--- begin GIVEN DATA ---

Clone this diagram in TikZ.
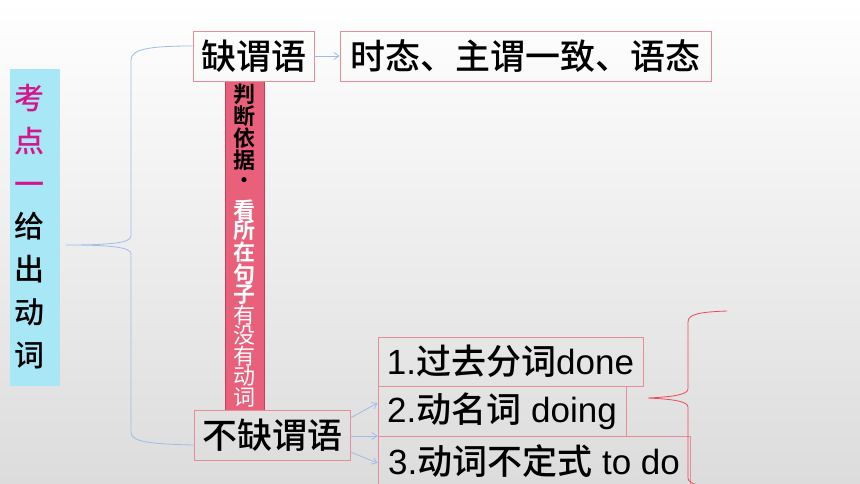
\documentclass[tikz,border=0pt]{standalone}
\usepackage{fontspec}
\setmainfont{Noto Sans CJK SC}[UprightFont=* Medium, BoldFont=* Bold]
\newfontfamily\cjkreg{Noto Sans CJK SC}
\newfontfamily\lat{Liberation Sans}
\usetikzlibrary{arrows.meta}
\definecolor{bgbot}{RGB}{220,220,220}
\definecolor{boxpink}{RGB}{232,140,156}
\definecolor{connblue}{RGB}{160,188,232}
\definecolor{barred}{RGB}{232,96,122}
\definecolor{bardark}{RGB}{196,64,88}
\definecolor{cyanbox}{RGB}{168,232,246}
\definecolor{magtext}{RGB}{214,20,140}
\definecolor{redbr}{RGB}{240,72,88}
\newcommand\rbk[1]{\textbf{#1}}
\newcommand\rwb[1]{\textcolor{white}{\textbf{#1}}}
\newcommand\rwn[1]{\textcolor{white}{\cjkreg #1}}
\newcommand\rmg[1]{\textcolor{magtext}{#1}}
\tikzset{
  box/.style={draw=boxpink, line width=0.8pt, minimum height=50pt, inner sep=0pt,
    font=\fontsize{35}{40}\selectfont},
  conn/.style={draw=connblue, line width=0.8pt},
  arr/.style={conn, -{Straight Barb[length=5pt,width=7pt]}},
  redbrace/.style={draw=redbr, line width=0.8pt}
}
\begin{document}
\begin{tikzpicture}[x=1pt,y=-1pt]
\useasboundingbox (0,0) rectangle (860,484);
\shade[top color=white, bottom color=bgbot] (0,0) rectangle (860,484);

% left column
\node[fill=cyanbox, minimum width=50pt, minimum height=317pt, inner sep=0pt] (kd) at (35,227.5) {};
\node[align=center, inner sep=0pt, font=\fontsize{30}{42.8}\selectfont] (kdt) at (30,226.5)
  {\rmg{考}\\\rmg{点}\\\rmg{一}\\给\\出\\动\\词};

% red vertical bar
\node[fill=barred, draw=bardark, line width=0.8pt, minimum width=39pt, minimum height=329pt,
  inner sep=0pt, align=center, font=\fontsize{22}{20.5}\selectfont] (bar) at (244.5,245.5)
  {\rbk{判}\\\rbk{断}\\\rbk{依}\\\rbk{据}\\·\\[9pt]\rwb{看}\\\rwb{所}\\\rwb{在}\\\rwb{句}\\\rwb{子}\\\rwn{有}\\\rwn{没}\\\rwn{有}\\\rwn{动}\\\rwn{词}};

% boxes
\node[box, minimum width=121pt] (qw) at (253.5,56) {缺谓语};
\node[box, minimum width=371pt] (sh) at (525.5,56) {时态、主谓一致、语态};
\node[box, minimum width=156pt] (bq) at (272,435) {不缺谓语};
\node[box, minimum width=265pt, minimum height=49pt] (b1) at (510.5,361.5) {{\lat 1.}过去分词{\lat done}};
\node[box, minimum width=248pt] (b2) at (502,411) {{\lat 2.}动名词{\lat\ doing}};
\node[box, minimum width=312pt] (b3) at (534,461) {{\lat 3.}动词不定式{\lat\ to do}};

% left brace
\coordinate (lb) at (66,245);
\draw[conn] ([yshift=10pt]qw.west) .. controls (150,46) and (131,49) .. (131,60)
  -- (131,236) .. controls (131,243) and (110,245) .. (lb)
  .. controls (110,245) and (131,247) .. (131,254)
  -- (131,432) .. controls (131,442) and (150,444) .. ([yshift=-10pt]bq.west);

% arrows
\draw[arr] (qw.east) -- (sh.west);
\draw[arr] ([yshift=17pt]bq.east) -- ([yshift=8pt]b2.west);
\draw[arr] ([yshift=-1pt]bq.east) -- ([yshift=-25pt]b2.west);
\draw[arr] ([yshift=-17pt]bq.east) -- ([yshift=-2pt]b3.west);

% right red brace
\coordinate (rb) at (648,398);
\coordinate (rbt) at (727,311);
\coordinate (rbb) at (727,488);
\draw[redbrace] (rbt) .. controls (700,312) and (688,314) .. (688,322)
  -- (688,389) .. controls (688,395) and (670,397) .. (rb)
  .. controls (670,399) and (688,401) .. (688,407)
  -- (688,478) .. controls (688,484) and (700,487) .. (rbb);
\end{tikzpicture}
\end{document}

--- end GIVEN DATA ---

## WORK TO DO
Repeat, with no pictures, each line from the beginning of the data through the line containing "color=bgbot] (0,0) rectangle (860,484);", inclusive.

## THE RESPONSE
Clone this diagram in TikZ.
\documentclass[tikz,border=0pt]{standalone}
\usepackage{fontspec}
\setmainfont{Noto Sans CJK SC}[UprightFont=* Medium, BoldFont=* Bold]
\newfontfamily\cjkreg{Noto Sans CJK SC}
\newfontfamily\lat{Liberation Sans}
\usetikzlibrary{arrows.meta}
\definecolor{bgbot}{RGB}{220,220,220}
\definecolor{boxpink}{RGB}{232,140,156}
\definecolor{connblue}{RGB}{160,188,232}
\definecolor{barred}{RGB}{232,96,122}
\definecolor{bardark}{RGB}{196,64,88}
\definecolor{cyanbox}{RGB}{168,232,246}
\definecolor{magtext}{RGB}{214,20,140}
\definecolor{redbr}{RGB}{240,72,88}
\newcommand\rbk[1]{\textbf{#1}}
\newcommand\rwb[1]{\textcolor{white}{\textbf{#1}}}
\newcommand\rwn[1]{\textcolor{white}{\cjkreg #1}}
\newcommand\rmg[1]{\textcolor{magtext}{#1}}
\tikzset{
  box/.style={draw=boxpink, line width=0.8pt, minimum height=50pt, inner sep=0pt,
    font=\fontsize{35}{40}\selectfont},
  conn/.style={draw=connblue, line width=0.8pt},
  arr/.style={conn, -{Straight Barb[length=5pt,width=7pt]}},
  redbrace/.style={draw=redbr, line width=0.8pt}
}
\begin{document}
\begin{tikzpicture}[x=1pt,y=-1pt]
\useasboundingbox (0,0) rectangle (860,484);
\shade[top color=white, bottom color=bgbot] (0,0) rectangle (860,484);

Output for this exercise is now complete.